### [THE PROBLEM]
Reproduce the entries from their first line up to and including the line with "total_val = [2.5, 3.8, 4.6, 5.5, 11.3, 17.0, 19.0, 29.0, 29.0]". Leave out everything after it.

Records with drawing code
★ ★ ★

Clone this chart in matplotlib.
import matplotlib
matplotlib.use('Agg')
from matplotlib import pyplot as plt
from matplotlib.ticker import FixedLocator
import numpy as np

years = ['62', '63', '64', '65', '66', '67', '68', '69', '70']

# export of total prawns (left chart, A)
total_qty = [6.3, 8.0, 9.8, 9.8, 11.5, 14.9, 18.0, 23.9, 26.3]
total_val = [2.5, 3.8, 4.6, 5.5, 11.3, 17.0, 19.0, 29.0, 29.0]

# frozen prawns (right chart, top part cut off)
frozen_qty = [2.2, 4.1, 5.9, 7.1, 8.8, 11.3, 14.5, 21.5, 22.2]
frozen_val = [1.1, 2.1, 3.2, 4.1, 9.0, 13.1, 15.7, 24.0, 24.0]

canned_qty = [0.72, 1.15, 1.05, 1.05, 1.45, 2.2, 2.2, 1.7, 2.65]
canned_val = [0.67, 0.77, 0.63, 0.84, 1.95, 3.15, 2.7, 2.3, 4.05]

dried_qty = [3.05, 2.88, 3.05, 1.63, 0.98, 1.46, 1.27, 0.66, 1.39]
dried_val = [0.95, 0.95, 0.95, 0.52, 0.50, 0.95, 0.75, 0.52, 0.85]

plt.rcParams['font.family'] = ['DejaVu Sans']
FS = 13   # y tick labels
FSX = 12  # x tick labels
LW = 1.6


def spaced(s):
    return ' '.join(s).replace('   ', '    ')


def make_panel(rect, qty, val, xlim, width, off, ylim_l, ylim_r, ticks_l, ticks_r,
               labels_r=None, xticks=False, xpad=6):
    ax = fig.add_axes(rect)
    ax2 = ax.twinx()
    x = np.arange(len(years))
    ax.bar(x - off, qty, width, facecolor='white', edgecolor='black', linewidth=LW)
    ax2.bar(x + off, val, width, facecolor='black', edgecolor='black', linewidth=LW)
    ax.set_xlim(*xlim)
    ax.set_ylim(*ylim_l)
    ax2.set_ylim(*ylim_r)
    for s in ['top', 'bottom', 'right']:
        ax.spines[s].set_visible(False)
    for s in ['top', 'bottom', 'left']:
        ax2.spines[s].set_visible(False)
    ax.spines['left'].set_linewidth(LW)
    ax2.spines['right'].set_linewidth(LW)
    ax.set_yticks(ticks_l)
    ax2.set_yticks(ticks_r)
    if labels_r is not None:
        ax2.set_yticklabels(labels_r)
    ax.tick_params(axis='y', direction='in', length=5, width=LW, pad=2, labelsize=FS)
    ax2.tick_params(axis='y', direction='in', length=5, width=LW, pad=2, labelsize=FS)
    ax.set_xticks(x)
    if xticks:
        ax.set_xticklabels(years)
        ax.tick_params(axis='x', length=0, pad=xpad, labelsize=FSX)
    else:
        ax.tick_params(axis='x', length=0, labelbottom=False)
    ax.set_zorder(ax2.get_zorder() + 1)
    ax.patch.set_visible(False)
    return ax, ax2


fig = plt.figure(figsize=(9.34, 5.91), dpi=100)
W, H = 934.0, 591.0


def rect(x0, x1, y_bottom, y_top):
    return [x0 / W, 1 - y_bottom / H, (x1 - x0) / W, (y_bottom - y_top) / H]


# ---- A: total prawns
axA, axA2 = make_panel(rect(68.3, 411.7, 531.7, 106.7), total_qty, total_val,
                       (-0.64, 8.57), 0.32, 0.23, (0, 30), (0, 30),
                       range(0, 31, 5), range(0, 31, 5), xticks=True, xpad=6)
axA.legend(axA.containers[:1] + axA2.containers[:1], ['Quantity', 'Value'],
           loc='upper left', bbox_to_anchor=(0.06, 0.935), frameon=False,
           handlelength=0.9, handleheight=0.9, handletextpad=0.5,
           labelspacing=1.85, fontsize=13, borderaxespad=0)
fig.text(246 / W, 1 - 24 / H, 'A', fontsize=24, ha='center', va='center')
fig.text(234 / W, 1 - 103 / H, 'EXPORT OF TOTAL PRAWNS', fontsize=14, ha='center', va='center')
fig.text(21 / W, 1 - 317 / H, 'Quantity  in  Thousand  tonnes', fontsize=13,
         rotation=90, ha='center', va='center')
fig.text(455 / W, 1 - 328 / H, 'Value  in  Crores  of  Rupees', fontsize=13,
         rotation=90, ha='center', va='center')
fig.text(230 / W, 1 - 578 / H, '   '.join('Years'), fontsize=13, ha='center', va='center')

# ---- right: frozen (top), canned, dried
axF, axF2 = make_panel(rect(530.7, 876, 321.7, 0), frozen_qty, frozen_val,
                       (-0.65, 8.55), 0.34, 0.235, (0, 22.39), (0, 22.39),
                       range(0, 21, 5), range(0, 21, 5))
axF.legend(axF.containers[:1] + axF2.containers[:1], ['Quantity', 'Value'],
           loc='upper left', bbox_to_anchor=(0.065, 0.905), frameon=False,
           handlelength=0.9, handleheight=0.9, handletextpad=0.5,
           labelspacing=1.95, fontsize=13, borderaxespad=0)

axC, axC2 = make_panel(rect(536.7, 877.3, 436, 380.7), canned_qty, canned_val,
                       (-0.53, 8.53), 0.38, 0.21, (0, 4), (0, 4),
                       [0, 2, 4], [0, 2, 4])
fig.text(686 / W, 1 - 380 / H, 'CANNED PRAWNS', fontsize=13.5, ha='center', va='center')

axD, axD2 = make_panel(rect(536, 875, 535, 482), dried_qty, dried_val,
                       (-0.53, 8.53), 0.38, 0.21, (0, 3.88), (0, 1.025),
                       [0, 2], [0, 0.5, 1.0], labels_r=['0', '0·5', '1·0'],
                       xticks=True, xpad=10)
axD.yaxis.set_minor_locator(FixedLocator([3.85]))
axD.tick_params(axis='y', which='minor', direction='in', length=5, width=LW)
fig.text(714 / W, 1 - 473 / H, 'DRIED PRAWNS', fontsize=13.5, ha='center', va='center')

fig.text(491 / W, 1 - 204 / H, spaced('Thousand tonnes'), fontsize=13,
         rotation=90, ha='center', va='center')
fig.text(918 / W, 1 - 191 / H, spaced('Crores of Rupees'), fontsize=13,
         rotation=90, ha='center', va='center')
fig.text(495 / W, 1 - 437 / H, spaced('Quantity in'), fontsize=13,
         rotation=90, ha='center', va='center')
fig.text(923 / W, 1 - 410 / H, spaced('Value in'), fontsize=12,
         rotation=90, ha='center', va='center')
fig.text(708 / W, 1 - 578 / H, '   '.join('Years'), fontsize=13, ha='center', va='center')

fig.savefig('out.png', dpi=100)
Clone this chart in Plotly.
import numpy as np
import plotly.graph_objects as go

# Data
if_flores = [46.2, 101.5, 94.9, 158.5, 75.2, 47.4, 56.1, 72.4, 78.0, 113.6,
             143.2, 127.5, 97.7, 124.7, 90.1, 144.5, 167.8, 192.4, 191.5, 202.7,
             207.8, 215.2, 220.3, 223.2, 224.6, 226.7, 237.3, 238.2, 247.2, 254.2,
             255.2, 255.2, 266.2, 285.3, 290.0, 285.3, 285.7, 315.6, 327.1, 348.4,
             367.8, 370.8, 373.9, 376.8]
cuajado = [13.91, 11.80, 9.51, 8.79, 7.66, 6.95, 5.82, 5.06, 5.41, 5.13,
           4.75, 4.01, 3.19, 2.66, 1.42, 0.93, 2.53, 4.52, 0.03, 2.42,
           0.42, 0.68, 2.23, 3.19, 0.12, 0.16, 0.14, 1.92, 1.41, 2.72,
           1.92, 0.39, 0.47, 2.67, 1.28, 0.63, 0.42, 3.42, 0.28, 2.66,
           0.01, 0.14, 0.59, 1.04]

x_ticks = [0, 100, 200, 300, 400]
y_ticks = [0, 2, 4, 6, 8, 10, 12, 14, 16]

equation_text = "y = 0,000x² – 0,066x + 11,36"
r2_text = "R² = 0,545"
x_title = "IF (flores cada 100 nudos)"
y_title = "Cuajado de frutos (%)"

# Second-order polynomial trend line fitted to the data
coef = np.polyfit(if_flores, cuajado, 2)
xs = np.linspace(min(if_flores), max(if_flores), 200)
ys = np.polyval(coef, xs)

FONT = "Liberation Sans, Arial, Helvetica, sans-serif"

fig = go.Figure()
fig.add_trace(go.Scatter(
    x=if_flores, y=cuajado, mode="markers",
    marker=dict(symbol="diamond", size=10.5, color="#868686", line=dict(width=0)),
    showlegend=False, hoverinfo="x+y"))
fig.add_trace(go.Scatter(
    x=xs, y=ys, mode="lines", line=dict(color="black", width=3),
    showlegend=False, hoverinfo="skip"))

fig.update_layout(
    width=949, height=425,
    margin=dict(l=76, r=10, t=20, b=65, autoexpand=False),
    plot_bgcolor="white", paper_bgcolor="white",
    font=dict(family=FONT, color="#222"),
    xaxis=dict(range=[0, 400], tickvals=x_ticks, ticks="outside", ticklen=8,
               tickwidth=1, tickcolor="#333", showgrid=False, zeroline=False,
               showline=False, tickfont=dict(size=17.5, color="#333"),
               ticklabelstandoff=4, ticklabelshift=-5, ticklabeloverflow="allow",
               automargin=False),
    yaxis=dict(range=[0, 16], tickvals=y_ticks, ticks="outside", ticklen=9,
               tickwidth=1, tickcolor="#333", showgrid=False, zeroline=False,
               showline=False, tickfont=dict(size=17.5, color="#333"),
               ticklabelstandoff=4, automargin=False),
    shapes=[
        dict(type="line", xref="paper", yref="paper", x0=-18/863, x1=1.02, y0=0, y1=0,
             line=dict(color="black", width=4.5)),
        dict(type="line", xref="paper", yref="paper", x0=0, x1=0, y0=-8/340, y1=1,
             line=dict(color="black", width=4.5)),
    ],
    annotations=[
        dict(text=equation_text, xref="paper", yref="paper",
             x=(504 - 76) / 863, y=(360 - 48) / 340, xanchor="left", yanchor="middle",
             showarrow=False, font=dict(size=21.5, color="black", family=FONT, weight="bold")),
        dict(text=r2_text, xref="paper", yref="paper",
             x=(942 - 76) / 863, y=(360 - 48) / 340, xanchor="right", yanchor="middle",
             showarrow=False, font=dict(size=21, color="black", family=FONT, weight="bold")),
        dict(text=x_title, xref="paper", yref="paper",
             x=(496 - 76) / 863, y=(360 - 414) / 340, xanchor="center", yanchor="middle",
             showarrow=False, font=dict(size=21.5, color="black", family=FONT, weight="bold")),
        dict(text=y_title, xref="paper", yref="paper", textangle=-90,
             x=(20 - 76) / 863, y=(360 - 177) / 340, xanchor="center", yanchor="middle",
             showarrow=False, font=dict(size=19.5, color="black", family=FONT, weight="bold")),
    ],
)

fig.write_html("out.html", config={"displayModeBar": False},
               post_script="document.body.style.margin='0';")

★ ★ ★

### [TASK RESPONSE]
Clone this chart in matplotlib.
import matplotlib
matplotlib.use('Agg')
from matplotlib import pyplot as plt
from matplotlib.ticker import FixedLocator
import numpy as np

years = ['62', '63', '64', '65', '66', '67', '68', '69', '70']

# export of total prawns (left chart, A)
total_qty = [6.3, 8.0, 9.8, 9.8, 11.5, 14.9, 18.0, 23.9, 26.3]
total_val = [2.5, 3.8, 4.6, 5.5, 11.3, 17.0, 19.0, 29.0, 29.0]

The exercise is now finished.